Although Chipzilla is not mentioning the speed of the chip it is starting to talk about some of its design decisions that it believes will make the Xeon Phi coprocessor a top HPC accelerator.
Spilling some of the beans at Hot Chips was George Chrysos, who was the chief architect of Knights Corner.
He said that Knights Corner microarchitecture aimed to pack a lot of number-crunching into a power-efficient package. It did this by sticking a vector processor onto a bare-bones x86 core.
Chrysos said that just two percent of the Knights Corner die is dedicated to decoding x86 instructions.
The rest of the chip is devoted to the L1 and L2 caches, the memory I/O, and the 512-bit vector unit.
This is the biggest vector unit developed by Intel and each one can manage 8 double precision or 16 single precision SIMD operations per clock cycle. Xeon Sandy Bridge and AMD Bulldozer can only manage half of that and since there will be 50-plus cores, that means that Knight’s Corner can manage 400 double precision flops per cycle. On a 2 GHz processor, that works out at 800 gigaflops and since Intel is using 22nm technology process it is going to be much more than that.
Chrysos added that the design uses other HPC features. There is a math accelerator called the Extended Map Unit. This does polynomial approximations of transcendent functions like square roots, reciprocals, and exponents to speed up execution of these functions in hardware. It still lacks a device to remove stones from horses’ hooves or a divide by your shoe size capability.

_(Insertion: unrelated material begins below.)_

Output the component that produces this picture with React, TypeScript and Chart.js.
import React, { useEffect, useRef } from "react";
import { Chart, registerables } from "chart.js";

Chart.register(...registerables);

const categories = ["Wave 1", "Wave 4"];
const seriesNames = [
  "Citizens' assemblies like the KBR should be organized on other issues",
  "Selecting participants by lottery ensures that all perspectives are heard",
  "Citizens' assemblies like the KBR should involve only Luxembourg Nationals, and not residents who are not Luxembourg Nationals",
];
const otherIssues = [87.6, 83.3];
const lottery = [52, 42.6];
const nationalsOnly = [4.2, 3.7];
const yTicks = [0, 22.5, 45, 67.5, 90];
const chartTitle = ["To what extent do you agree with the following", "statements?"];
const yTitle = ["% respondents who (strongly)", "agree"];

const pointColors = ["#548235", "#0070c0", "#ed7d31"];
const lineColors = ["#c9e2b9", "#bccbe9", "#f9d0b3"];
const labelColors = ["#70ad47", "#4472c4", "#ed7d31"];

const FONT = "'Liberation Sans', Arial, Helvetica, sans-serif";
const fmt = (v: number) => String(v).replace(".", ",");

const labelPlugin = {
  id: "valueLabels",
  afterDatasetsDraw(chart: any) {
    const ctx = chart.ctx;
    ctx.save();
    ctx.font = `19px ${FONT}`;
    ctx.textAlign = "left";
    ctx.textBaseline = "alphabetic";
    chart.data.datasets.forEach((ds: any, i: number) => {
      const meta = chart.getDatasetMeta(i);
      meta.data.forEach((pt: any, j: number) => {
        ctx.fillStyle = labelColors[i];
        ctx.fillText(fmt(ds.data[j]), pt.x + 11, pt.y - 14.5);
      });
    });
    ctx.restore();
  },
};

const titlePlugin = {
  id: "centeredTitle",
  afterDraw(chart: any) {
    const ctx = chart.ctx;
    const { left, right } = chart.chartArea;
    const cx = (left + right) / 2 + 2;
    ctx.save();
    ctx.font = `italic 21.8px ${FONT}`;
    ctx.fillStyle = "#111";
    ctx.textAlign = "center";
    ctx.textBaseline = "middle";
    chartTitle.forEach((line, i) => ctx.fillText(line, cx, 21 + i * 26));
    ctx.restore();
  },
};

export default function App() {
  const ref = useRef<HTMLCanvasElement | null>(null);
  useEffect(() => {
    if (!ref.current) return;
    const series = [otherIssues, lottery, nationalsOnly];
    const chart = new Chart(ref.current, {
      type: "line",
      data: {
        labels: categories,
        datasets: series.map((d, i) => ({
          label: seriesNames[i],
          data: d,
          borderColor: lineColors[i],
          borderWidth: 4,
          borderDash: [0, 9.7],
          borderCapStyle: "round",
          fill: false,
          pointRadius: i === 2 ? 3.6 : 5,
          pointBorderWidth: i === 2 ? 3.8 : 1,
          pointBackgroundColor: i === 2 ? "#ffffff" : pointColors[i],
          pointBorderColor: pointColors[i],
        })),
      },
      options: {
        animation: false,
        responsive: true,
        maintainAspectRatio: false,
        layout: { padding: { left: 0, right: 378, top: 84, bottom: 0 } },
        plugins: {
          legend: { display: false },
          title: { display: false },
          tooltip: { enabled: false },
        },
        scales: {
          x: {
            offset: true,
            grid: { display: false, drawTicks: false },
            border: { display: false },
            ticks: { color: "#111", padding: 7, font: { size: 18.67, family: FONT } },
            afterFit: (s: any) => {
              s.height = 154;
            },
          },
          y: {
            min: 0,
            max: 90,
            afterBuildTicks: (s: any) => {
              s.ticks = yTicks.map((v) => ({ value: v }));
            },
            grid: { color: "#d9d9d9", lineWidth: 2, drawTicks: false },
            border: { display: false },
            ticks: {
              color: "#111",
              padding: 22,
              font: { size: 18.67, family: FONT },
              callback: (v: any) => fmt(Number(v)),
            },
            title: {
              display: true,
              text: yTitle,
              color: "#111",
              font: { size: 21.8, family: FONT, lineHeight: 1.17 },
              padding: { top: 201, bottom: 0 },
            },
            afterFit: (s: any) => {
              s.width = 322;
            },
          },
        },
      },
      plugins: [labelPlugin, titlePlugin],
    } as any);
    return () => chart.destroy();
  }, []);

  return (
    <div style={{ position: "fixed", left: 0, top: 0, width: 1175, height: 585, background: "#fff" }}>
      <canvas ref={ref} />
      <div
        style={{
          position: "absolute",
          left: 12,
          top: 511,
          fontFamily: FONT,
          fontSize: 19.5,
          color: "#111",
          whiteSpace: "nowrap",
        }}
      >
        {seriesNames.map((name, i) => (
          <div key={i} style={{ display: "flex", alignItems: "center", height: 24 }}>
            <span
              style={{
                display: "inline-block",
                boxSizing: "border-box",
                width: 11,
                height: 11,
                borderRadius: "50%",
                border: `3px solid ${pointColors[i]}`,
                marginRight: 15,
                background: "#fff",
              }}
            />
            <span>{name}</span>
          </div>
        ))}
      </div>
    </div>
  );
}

Also under the bonnet is a scatter-gather capability better known as a vector addressing or vector I/O. This improves storing and fetching of data from non-contiguous memory addresses.

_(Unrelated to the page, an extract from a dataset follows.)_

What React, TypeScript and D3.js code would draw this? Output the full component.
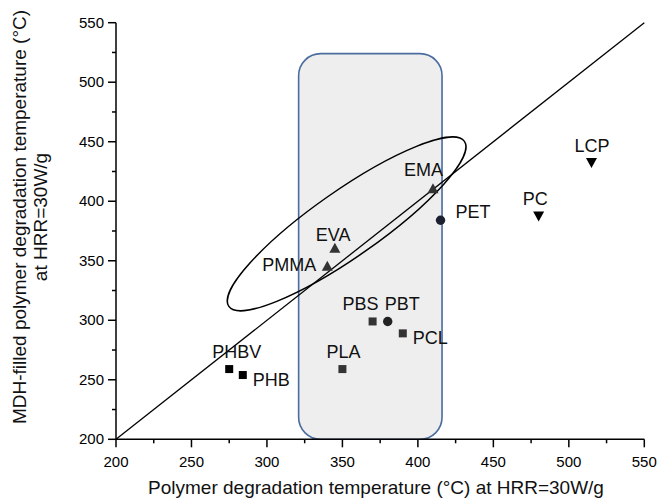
import React from "react";
import * as d3 from "d3";

const names = ["PHBV", "PHB", "PLA", "PBS", "PBT", "PCL", "PMMA", "EVA", "EMA", "PET", "PC", "LCP"];
const xValues = [275, 284, 350, 370, 380, 390, 340, 345, 410, 415, 480, 515];
const yValues = [259, 254, 259, 299, 299, 289, 345, 360, 410, 384, 388, 433];
const shapes = ["square", "square", "square", "square", "circle", "square", "triUp", "triUp", "triUp", "circle", "triDown", "triDown"];
const xTicks = [200, 250, 300, 350, 400, 450, 500, 550];
const yTicks = [200, 250, 300, 350, 400, 450, 500, 550];
const xDomain = [200, 550];
const yDomain = [200, 550];
const rectRange = { x0: 321, x1: 416, y0: 200, y1: 524 };
const ellipseCenter = { x: 352.8, y: 381 };

// styling (pixel offsets for labels, colors)
const labelOffsets: Record<string, [number, number, string]> = {
  PHBV: [-17, -11, "start"],
  PHB: [10, 11, "start"],
  PLA: [-16, -11, "start"],
  PBS: [-30, -11, "start"],
  PBT: [-3, -11, "start"],
  PCL: [10, 11, "start"],
  PMMA: [-11, 4, "end"],
  EVA: [-19, -8, "start"],
  EMA: [-29, -13, "start"],
  PET: [15, -2, "start"],
  PC: [-16, -11, "start"],
  LCP: [-17, -10, "start"],
};
const markerColors: Record<string, string> = {
  PHBV: "#000", PHB: "#000", PLA: "#333", PBS: "#333", PBT: "#222", PCL: "#333",
  PMMA: "#333", EVA: "#333", EMA: "#333", PET: "#1a2030", PC: "#000", LCP: "#000",
};

const W = 657, H = 499;
const M = { left: 116, right: 657 - 644.3, top: 22.7, bottom: 499 - 439.3 };
const FONT = "'Liberation Sans', Arial, sans-serif";

export default function App() {
  const x = d3.scaleLinear().domain(xDomain).range([M.left, W - M.right]);
  const y = d3.scaleLinear().domain(yDomain).range([H - M.bottom, M.top]);
  const x0 = x(xDomain[0]), x1 = x(xDomain[1]);
  const y0 = y(yDomain[0]), y1 = y(yDomain[1]);
  const minorX = d3.range(xDomain[0], xDomain[1] + 1, 25).filter((v) => v % 50 !== 0);
  const minorY = d3.range(yDomain[0], yDomain[1] + 1, 25).filter((v) => v % 50 !== 0);

  const rx = x(rectRange.x0), rw = x(rectRange.x1) - rx;
  const ry = y(rectRange.y1), rh = y(rectRange.y0) - ry;

  const diag = d3.line<number>().x((v) => x(v)).y((v) => y(v))([200, 550]);

  const marker = (i: number) => {
    const cx = x(xValues[i]), cy = y(yValues[i]);
    const col = markerColors[names[i]];
    const s = shapes[i];
    if (s === "square") return <rect key={"m" + i} x={cx - 4} y={cy - 4} width={8} height={8} fill={col} />;
    if (s === "circle") return <circle key={"m" + i} cx={cx} cy={cy} r={4.7} fill={col} />;
    if (s === "triUp") return <path key={"m" + i} d={`M${cx},${cy - 6}L${cx + 5.5},${cy + 4}L${cx - 5.5},${cy + 4}Z`} fill={col} />;
    return <path key={"m" + i} d={`M${cx},${cy + 6}L${cx + 5.5},${cy - 4}L${cx - 5.5},${cy - 4}Z`} fill={col} />;
  };

  return (
    <svg width={W} height={H} style={{ position: "absolute", left: 0, top: 0, display: "block", background: "#fff" }} fontFamily={FONT}>
      <rect x={rx} y={ry} width={rw} height={rh} rx={22} ry={22} fill="#eeeeee" stroke="#4a6c9e" strokeWidth={1.6} />
      <path d={diag || ""} stroke="#000" strokeWidth={1.3} fill="none" />
      <ellipse
        cx={x(ellipseCenter.x)} cy={y(ellipseCenter.y)} rx={143.8} ry={33.1}
        transform={`rotate(-35 ${x(ellipseCenter.x)} ${y(ellipseCenter.y)})`}
        fill="none" stroke="#000" strokeWidth={1.5}
      />
      {/* axes */}
      <line x1={x0} x2={x1} y1={y0} y2={y0} stroke="#000" strokeWidth={1.5} />
      <line x1={x0} x2={x0} y1={y0} y2={y1} stroke="#000" strokeWidth={1.5} />
      {xTicks.map((t) => (
        <g key={"xt" + t}>
          <line x1={x(t)} x2={x(t)} y1={y0} y2={y0 + 8} stroke="#000" strokeWidth={1.5} />
          <text x={x(t)} y={y0 + 28} textAnchor="middle" fontSize={15} fill="#000">{t}</text>
        </g>
      ))}
      {minorX.map((t) => <line key={"xm" + t} x1={x(t)} x2={x(t)} y1={y0} y2={y0 + 4} stroke="#000" strokeWidth={1.5} />)}
      {yTicks.map((t) => (
        <g key={"yt" + t}>
          <line x1={x0 - 8} x2={x0} y1={y(t)} y2={y(t)} stroke="#000" strokeWidth={1.5} />
          <text x={x0 - 12} y={y(t) + 5} textAnchor="end" fontSize={15} fill="#000">{t}</text>
        </g>
      ))}
      {minorY.map((t) => <line key={"ym" + t} x1={x0 - 4} x2={x0} y1={y(t)} y2={y(t)} stroke="#000" strokeWidth={1.5} />)}
      {/* markers */}
      {names.map((_, i) => marker(i))}
      {names.map((n, i) => {
        const [dx, dy, anchor] = labelOffsets[n];
        return (
          <text key={"l" + i} x={x(xValues[i]) + dx} y={y(yValues[i]) + dy} fontSize={18} textAnchor={anchor as any} fill="#111">{n}</text>
        );
      })}
      {/* titles */}
      <text x={376} y={494} textAnchor="middle" fontSize={19} fill="#111">Polymer degradation temperature (°C) at HRR=30W/g</text>
      <text transform="translate(26,217) rotate(-90)" textAnchor="middle" fontSize={19} fill="#111">MDH-filled polymer degradation temperature (°C)</text>
      <text transform="translate(47,217) rotate(-90)" textAnchor="middle" fontSize={19} fill="#111">at HRR=30W/g</text>
    </svg>
  );
}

Chrysos told HPC Wire that the Knights Corner cache will incorporate cache coherency in hardware but will be extended to handle lots of cores.
On Knights Corner, L2 cache is 512 KB per core which is twice the size of those on the Sandy Bridge Xeons. There is a translation lookaside buffer to speed address translation, tag directories to look at all of the cores’ L2 caches, and a Dcache capability to simultaneously load and store 512 bits per clock cycle.
Chrysos claims that these cache features have increased per core performance by an average of 80 percent.